The hardest thing about my betrayal wasn't the affair itself, or even that there were three people involved in shredding the life I thought I had (a third friend of same length was involved as well). It was realizing that I was worthless to people that for years I thought valued me. That someone I had called a best friend would believe the lies of another about my character over the real me I had shown her for over 40 years. That I would have taken a bullet for people who could be okay with tearing me down while smiling and saying they loved me—all in the name of a thrill and an ego boost. The hardest thing was knowing I was a game—a person to exploit to those I had given my trust, loyalty and heart to for a very long time. Knowing that in the end, I wasn’t even a person to these people I had loved— I was simply collateral damage in a conquest for validation and power.
But here's what I didn't expect: my betrayal became a turning point to finding myself and re-learning the meaning of love and friendship. The kind of betrayal I endured doesn’t just hurt. It teaches. Deeply. I went the lengths for "friends" who would never go the length for me. Never again.
The saying "to have a friend, you must be a friend" has never meant more to me than it does now. I questioned everything after my betrayal. I have learned so much—not only about better choosing who I would share the most memorable moments of my one precious life with, but also about how to better be that for someone else. I've learned that there is so much more to true friendship than length of connection and shared happy moments. That depth surpasses length. That caring for others’ hearts is every bit as important as caring for my own. And I've learned to walk away when friends hurt me, and then question who I really am or suggest I deserved harm, rather than seeking to make things right.
What Friendship Is NOT:
Friendship does not keep score or punish
A friend is not swayed by the narrative of those who speak badly of you for their own gain, no matter how charismatic the person is
Friends will never consider your world, your time, your spouse—a competitive free for all
Friends will never make a choice to hurt you then ask you to forgive them in order to erase the harm
A friend will never silence you or minimize your pain
Friendship is not constantly questioning whether you're doing enough, whether what you say and do will land right, or having maintenance and repair land more on you
What Friendship IS:
Friendship recognizes and values integrity and loyalty
Friends will actively repair damage, even when the process is difficult and lengthy
A friend does not always have to receive
Friends defend you when faced with those who harm you—they don't sit silent, or worse, get swayed to join in
Friends see you as valuable and worthy of love, not as an annoying person full of shortcomings to criticize or take advantage of
True friends know how to celebrate others and lift them up without criticizing, judging, competing, keeping tabs, or one-upping
Real friends will never harm another person no matter the pressure, and will step in if they witness it no matter how uncomfortable
Friendship is sacred
My best friends now are women I already knew and considered friends before, but who showed me what friendship safety really looks like—something I had never known before. These friends banded together and paid my bills for a month while I was awaiting a divorce settlement and couldn't make ends meet. They were there with me through immeasurable grief without being uncomfortable or correcting me. These friends organized a signing event to celebrate my recently published book, and the place will be packed. These friends see the good in me and have NEVER questioned whether I "caused" what someone else did. I am confident the friends I have now do not speak ill of me, even when I am not there to defend myself. They value who I am, who I strive to be, and what I bring to the world. I now know that calm kind of best friendship now, and it's SO much nicer.
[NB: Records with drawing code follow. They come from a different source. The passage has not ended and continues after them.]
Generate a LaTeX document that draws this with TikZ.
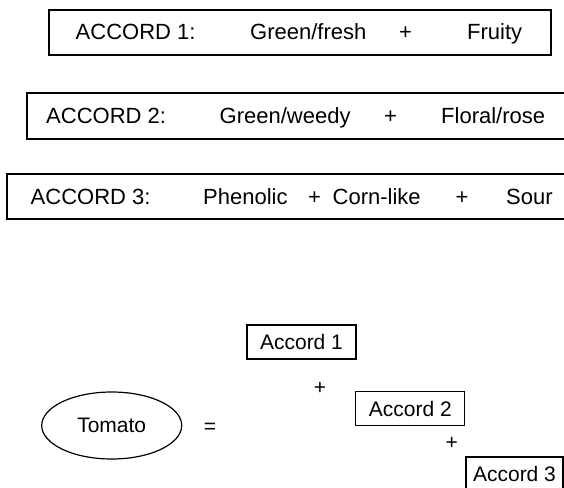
\documentclass[tikz,border=0pt]{standalone}
\usepackage{fontspec}
\setmainfont{Liberation Sans}
\usetikzlibrary{shapes.geometric}
\begin{document}
\begin{tikzpicture}[x=1pt,y=-1pt,
  frame/.style={draw, line width=1.2pt, rectangle, inner sep=0pt},
  big/.style={font=\fontsize{22}{26}\selectfont},
  small/.style={font=\fontsize{21}{25}\selectfont},
  txt/.style={big, inner sep=0pt, anchor=base west},
  op/.style={inner sep=0pt, anchor=base},
  accbox/.style={frame, small, minimum width=109pt, minimum height=34pt}]
\useasboundingbox (0,0) rectangle (564,487);
\clip (0,0) rectangle (564,487);

% accord definitions
\node[frame, minimum width=502pt, minimum height=45pt] (row1) at (300,32.5) {};
\node[txt] (r1a) at (75.5,40) {ACCORD 1:};
\node[txt] (r1b) at (250,40) {Green/fresh};
\node[op, big] (r1p) at (405.5,40) {+};
\node[txt] (r1c) at (467,40) {Fruity};

\node[frame, minimum width=543pt, minimum height=46pt] (row2) at (298.5,116) {};
\node[txt] (r2a) at (46,123.5) {ACCORD 2:};
\node[txt] (r2b) at (219.5,123.5) {Green/weedy};
\node[op, big] (r2p) at (390.5,123.5) {+};
\node[txt] (r2c) at (441,123.5) {Floral/rose};

\node[frame, minimum width=563pt, minimum height=45pt] (row3) at (288.5,196.5) {};
\node[txt] (r3a) at (30.5,204) {ACCORD 3:};
\node[txt] (r3b) at (203,204) {Phenolic};
\node[op, big] (r3p) at (314.5,204) {+};
\node[txt] (r3c) at (332.5,204) {Corn-like};
\node[op, big] (r3q) at (462,204) {+};
\node[txt] (r3d) at (506,204) {Sour};

% tomato as a sum of accords
\node[draw, line width=1.2pt, ellipse, minimum width=140pt, minimum height=67pt,
      small] (tomato) at (111.7,425.5) {Tomato};
\node[op, small] (eq) at (210,433) {=};

\node[accbox] (a1) at (301.5,342) {Accord 1};
\node[op, small] (p1) at (320,394) {+};
\node[accbox] (a2) at (410.3,408.5) {Accord 2};
\node[op, small] (p2) at (451.7,449) {+};
\node[accbox, minimum width=97pt] (a3) at (514.5,474) {Accord 3};
\end{tikzpicture}
\end{document}
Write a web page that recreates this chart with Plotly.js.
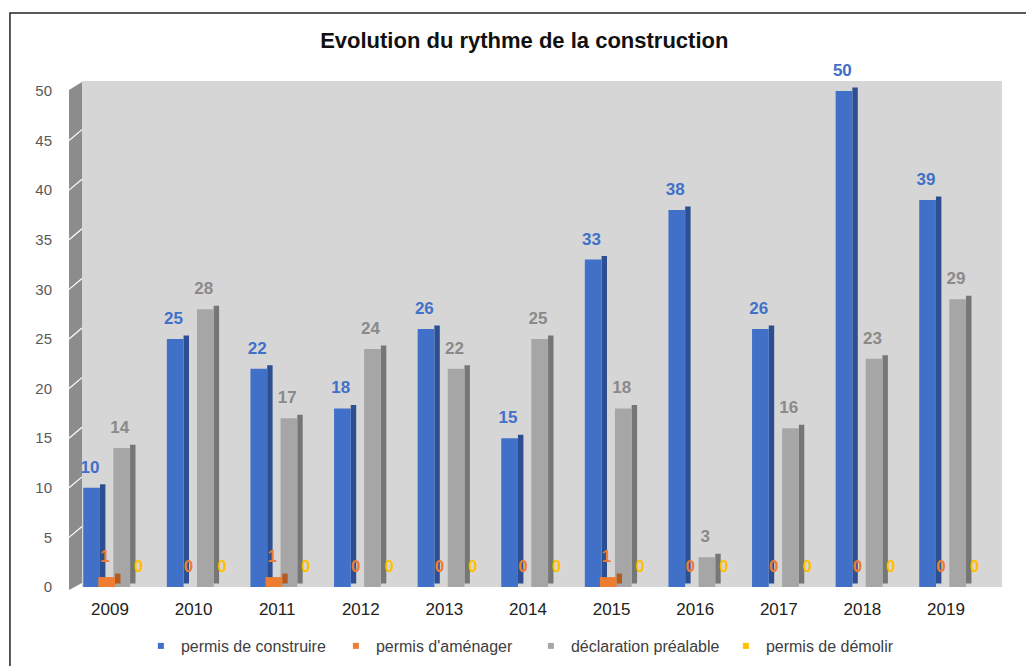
<!DOCTYPE html>
<html><head><meta charset="utf-8">
<script src="https://cdn.plot.ly/plotly-3.0.1.min.js"></script>
<style>body{margin:0;background:#fff}</style>
</head><body><div id="chart" style="width:1026px;height:666px"></div>
<script>
const years = ['2009','2010','2011','2012','2013','2014','2015','2016','2017','2018','2019'];
const permisConstruire = [10,25,22,18,26,15,33,38,26,50,39];
const permisAmenager = [1,0,1,0,0,0,1,0,0,0,0];
const declarationPrealable = [14,28,17,24,22,25,18,3,16,23,29];
const permisDemolir = [0,0,0,0,0,0,0,0,0,0,0];
const seriesNames = ['permis de construire',"permis d'aménager",'déclaration préalable','permis de démolir'];
const yTicks = [0,5,10,15,20,25,30,35,40,45,50];

const FONT = 'Liberation Sans, Arial, Helvetica, sans-serif';
const styles = [
  {vals: permisConstruire, front:'#4170c8', side:'#2d4f91', text:'#4170c8', off:-0.32, w:0.2},
  {vals: declarationPrealable, front:'#a6a6a6', side:'#767676', text:'#8a8a8a', off:0.04, w:0.2},
  {vals: permisDemolir, front:'#ffc000', side:'#c79600', text:'#ffc000', off:0.27, w:0.18},
  {vals: permisAmenager, front:'#ed7d31', side:'#b45a1e', text:'#ed7d31', off:-0.14, w:0.2}
];
const nameIdx = [0,2,3,1];
const depth = 0.065, lift = 0.35, labelLift = 0.8;
const traces = [];
styles.forEach((s,i)=>{
  traces.push({type:'bar', x:years, y:s.vals, base:lift, offset:s.off+s.w, width:depth,
    marker:{color:s.side}, showlegend:false, hoverinfo:'skip'});
  traces.push({type:'bar', x:years, y:s.vals, offset:s.off, width:s.w, name:seriesNames[nameIdx[i]],
    marker:{color:s.front}, showlegend:false});
});
// value labels (transparent carriers lifted above the 3D top face)
styles.forEach((s,i)=>{
  traces.push({type:'bar', x:years, y:s.vals, base:labelLift, offset:s.off-0.02, width:s.w,
    marker:{color:'rgba(0,0,0,0)'}, showlegend:false, hoverinfo:'skip',
    text:s.vals.map(String), textposition:'outside', constraintext:'none', cliponaxis:false,
    textfont:{family:FONT, size:17, color:s.text, weight:700}});
});
// legend proxies
const legendColors = ['#4170c8','#ed7d31','#a6a6a6','#ffc000'];
seriesNames.forEach((n,i)=>{
  traces.push({type:'scatter', mode:'markers', x:[null], y:[null], name:n,
    marker:{symbol:'square', size:6, color:legendColors[i]}, showlegend:true});
});

const shapes = [
  {type:'rect', xref:'paper', yref:'paper', x0:-0.0783, y0:-0.3, x1:1.1, y1:1.1344,
   line:{color:'#222', width:1.5}, fillcolor:'rgba(0,0,0,0)', layer:'below'},
  {type:'path', xref:'paper', yref:'paper', path:'M -0.0141,0.982 L 0,0.998 L 0,0.0079 L -0.0141,-0.0059 Z',
   fillcolor:'#8c8c8c', line:{width:0}}
];
yTicks.slice(1,-1).forEach(v=>{
  shapes.push({type:'line', xref:'paper', yref:'y', x0:-0.0141, y0:v, x1:0, y1:v+1.1,
    line:{color:'#ffffff', width:1.2}});
});

const layout = {
  width:1026, height:666,
  margin:{l:82, r:24, t:81, b:79, autoexpand:false},
  paper_bgcolor:'#ffffff', plot_bgcolor:'#d6d6d6',
  barmode:'overlay',
  font:{family:FONT},
  title:{text:'Evolution du rythme de la construction', font:{family:FONT, size:22, color:'#111', weight:700},
    xref:'container', yref:'container', x:0.511, y:0.94, xanchor:'center', yanchor:'middle'},
  xaxis:{type:'category', range:[-0.335,10.67], showgrid:false, zeroline:false, showline:false,
    ticks:'outside', ticklen:7, tickcolor:'rgba(0,0,0,0)', tickfont:{family:FONT, size:17, color:'#222'}},
  yaxis:{range:[0,51], tickvals:yTicks, showgrid:false, zeroline:false, showline:false,
    ticks:'outside', ticklen:26, tickcolor:'rgba(0,0,0,0)', tickfont:{family:FONT, size:15, color:'#595959'}},
  showlegend:true,
  legend:{orientation:'h', x:0.064, xanchor:'left', y:-0.083, yanchor:'top',
    font:{family:FONT, size:16, color:'#404040'}, bgcolor:'rgba(0,0,0,0)', entrywidth:150},
  shapes:shapes
};
Plotly.newPlot('chart', traces, layout, {displayModeBar:false, staticPlot:true});
</script>
</body></html>
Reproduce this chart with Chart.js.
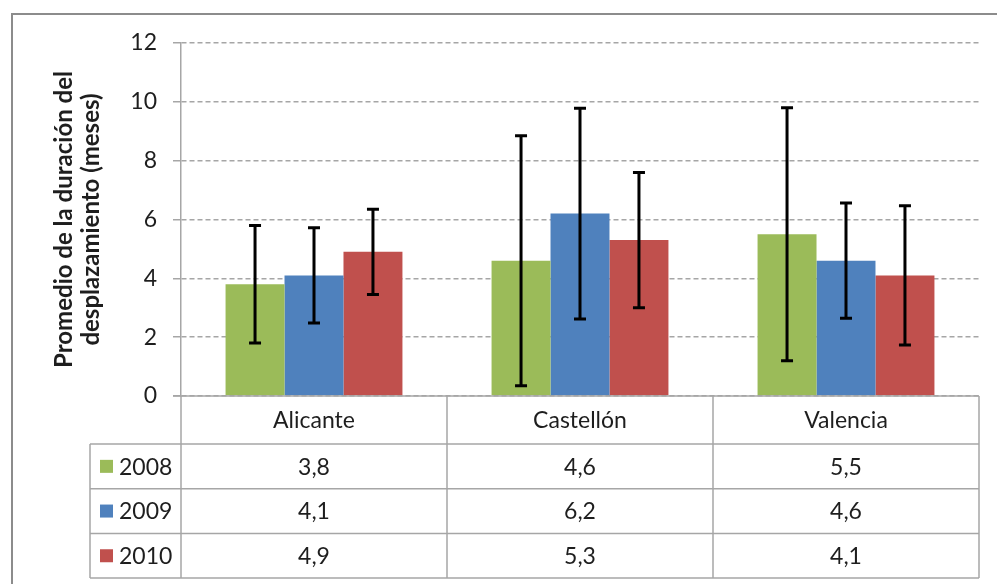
<!DOCTYPE html>
<html>
<head>
<meta charset="utf-8">
<script src="https://cdn.jsdelivr.net/npm/chart.js@4"></script>
<style>
html,body{margin:0;padding:0;background:#fff;}
#wrap{width:997px;height:584px;position:relative;}
</style>
</head>
<body>
<div id="wrap"><canvas id="c" width="997" height="584"></canvas></div>
<script>
const categories = ['Alicante', 'Castellón', 'Valencia'];
const seriesNames = ['2008', '2009', '2010'];
const values2008 = [3.8, 4.6, 5.5];
const values2009 = [4.1, 6.2, 4.6];
const values2010 = [4.9, 5.3, 4.1];
const err2008 = [2.0, 4.25, 4.3];
const err2009 = [1.62, 3.58, 1.96];
const err2010 = [1.45, 2.3, 2.37];
const tableLabels2008 = ['3,8', '4,6', '5,5'];
const tableLabels2009 = ['4,1', '6,2', '4,6'];
const tableLabels2010 = ['4,9', '5,3', '4,1'];
const yTicks = [0, 2, 4, 6, 8, 10, 12];
const yTitle = ['Promedio de la duración del', 'desplazamiento (meses)'];

const colors = ['#9BBB59', '#4F81BD', '#C0504D'];
const seriesValues = [values2008, values2009, values2010];
const seriesErrors = [err2008, err2009, err2010];
const tableLabels = [tableLabels2008, tableLabels2009, tableLabels2010];
const FONT = 'Lato';
const TEXT = '#1e1e1e';
const LINE = '#a6a6a6';

const errorBarPlugin = {
  id: 'errorBars',
  afterDatasetsDraw(chart) {
    const ctx = chart.ctx;
    const y = chart.scales.y;
    ctx.save();
    ctx.strokeStyle = '#000';
    ctx.lineWidth = 3;
    chart.data.datasets.forEach((ds, di) => {
      const meta = chart.getDatasetMeta(di);
      meta.data.forEach((bar, i) => {
        const v = ds.data[i], e = ds.errors[i];
        const yt = y.getPixelForValue(v + e), yb = y.getPixelForValue(v - e);
        const x = bar.x;
        ctx.beginPath();
        ctx.moveTo(x, yt); ctx.lineTo(x, yb);
        ctx.moveTo(x - 6, yt); ctx.lineTo(x + 6, yt);
        ctx.moveTo(x - 6, yb); ctx.lineTo(x + 6, yb);
        ctx.stroke();
      });
    });
    ctx.restore();
  }
};

const tablePlugin = {
  id: 'dataTable',
  afterDraw(chart) {
    const ctx = chart.ctx;
    const area = chart.chartArea;
    const xs = chart.scales.x;
    const n = categories.length;
    const colW = (area.right - area.left) / n;
    const top = area.bottom;
    const catBottom = top + 48;
    const rowH = 44.7;
    const tableLeft = 90;
    const bottom = catBottom + rowH * 3;
    ctx.save();
    ctx.strokeStyle = LINE;
    ctx.lineWidth = 1.5;
    ctx.beginPath();
    ctx.moveTo(area.left - 8, top); ctx.lineTo(area.right, top);
    for (let i = 0; i <= n; i++) {
      const x = area.left + colW * i;
      ctx.moveTo(x, top); ctx.lineTo(x, bottom);
    }
    ctx.moveTo(tableLeft, catBottom); ctx.lineTo(tableLeft, bottom);
    for (let r = 0; r <= 3; r++) {
      const yy = catBottom + rowH * r;
      ctx.moveTo(tableLeft, yy); ctx.lineTo(area.right, yy);
    }
    ctx.stroke();
    ctx.fillStyle = TEXT;
    ctx.font = '23px ' + FONT;
    ctx.textAlign = 'center';
    ctx.textBaseline = 'middle';
    categories.forEach((c, i) => {
      ctx.fillText(c, xs.getPixelForValue(i), (top + catBottom) / 2 + 1);
    });
    for (let r = 0; r < 3; r++) {
      const yy = catBottom + rowH * r + rowH / 2 + 1;
      ctx.textAlign = 'center';
      ctx.fillStyle = TEXT;
      tableLabels[r].forEach((t, i) => ctx.fillText(t, xs.getPixelForValue(i), yy));
      ctx.fillStyle = colors[r];
      ctx.fillRect(100, yy - 7.5, 13, 13);
      ctx.fillStyle = TEXT;
      ctx.textAlign = 'left';
      ctx.fillText(seriesNames[r], 119, yy);
    }
    ctx.fillStyle = '#8c8c8c';
    ctx.fillRect(11, 13, 2, 584 - 13);
    ctx.fillRect(11, 13, 997 - 11, 2);
    ctx.restore();
  }
};

new Chart(document.getElementById('c'), {
  type: 'bar',
  data: {
    labels: categories,
    datasets: seriesNames.map((name, k) => ({
      label: name,
      data: seriesValues[k],
      errors: seriesErrors[k],
      backgroundColor: colors[k],
      borderWidth: 0,
      barPercentage: 1,
      categoryPercentage: 0.665
    }))
  },
  options: {
    responsive: false,
    animation: false,
    devicePixelRatio: 1,
    layout: { padding: { top: 43, right: 18, bottom: 188, left: 0 } },
    plugins: { legend: { display: false }, tooltip: { enabled: false } },
    scales: {
      x: {
        ticks: { display: false },
        grid: { display: false },
        border: { display: false },
        afterFit(s) { s.height = 0; }
      },
      y: {
        min: 0, max: 12,
        afterFit(s) { s.width = 181; },
        afterBuildTicks(s) { s.ticks = yTicks.map(v => ({ value: v })); },
        ticks: {
          padding: 16,
          color: TEXT,
          font: { family: FONT, size: 23 }
        },
        grid: { color: LINE, lineWidth: 1.5, tickLength: 8 },
        border: { display: true, color: LINE, width: 1.5, dash: [5, 3] },
        title: {
          display: true,
          text: yTitle,
          color: TEXT,
          font: { family: FONT, size: 24, weight: 'bold', lineHeight: 1.125 },
          padding: { top: 51, bottom: 0 }
        }
      }
    }
  },
  plugins: [errorBarPlugin, tablePlugin]
});
</script>
</body>
</html>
I want friends to enjoy the joyful moments of life with—but I also want friends that will sit with me in the depths of despair. And I want friends who know I can be that person for them when necessary. Because that's who I've always strived to be. I just needed friends who valued it.
My best piece of advice is this: if you EVER have that underlying feeling of having to question whether you're doing enough in a friendship, you constantly question whether what you say and do will land right, and friendship maintenance lands more on you—check yourself. (Or if they seem just a little too urgent to get close to the person you are with!) That exhausting vigilance isn't friendship. It's a warning sign. When friends show you who they are, believe them—the good AND the bad. There’s a time in your life when you realize who matters, who never did, who won’t anymore and who always will.
I am lucky now. I love my life and my friends. I don't worry about this happening again, though my guard will always be up. Learning to better recognize red flags in others has been the most difficult but valuable lesson of my life. When you've been deeply wronged by those you deeply loved, the lessons aren't abstract—they're carved into your soul. And they teach you, with absolute clarity, what friendship truly is. To be considered a friend should be an honor and something worth protecting, but to be a best friend is sacred. I have learned what real friendship looks like, and I will never settle for less. Nobody should.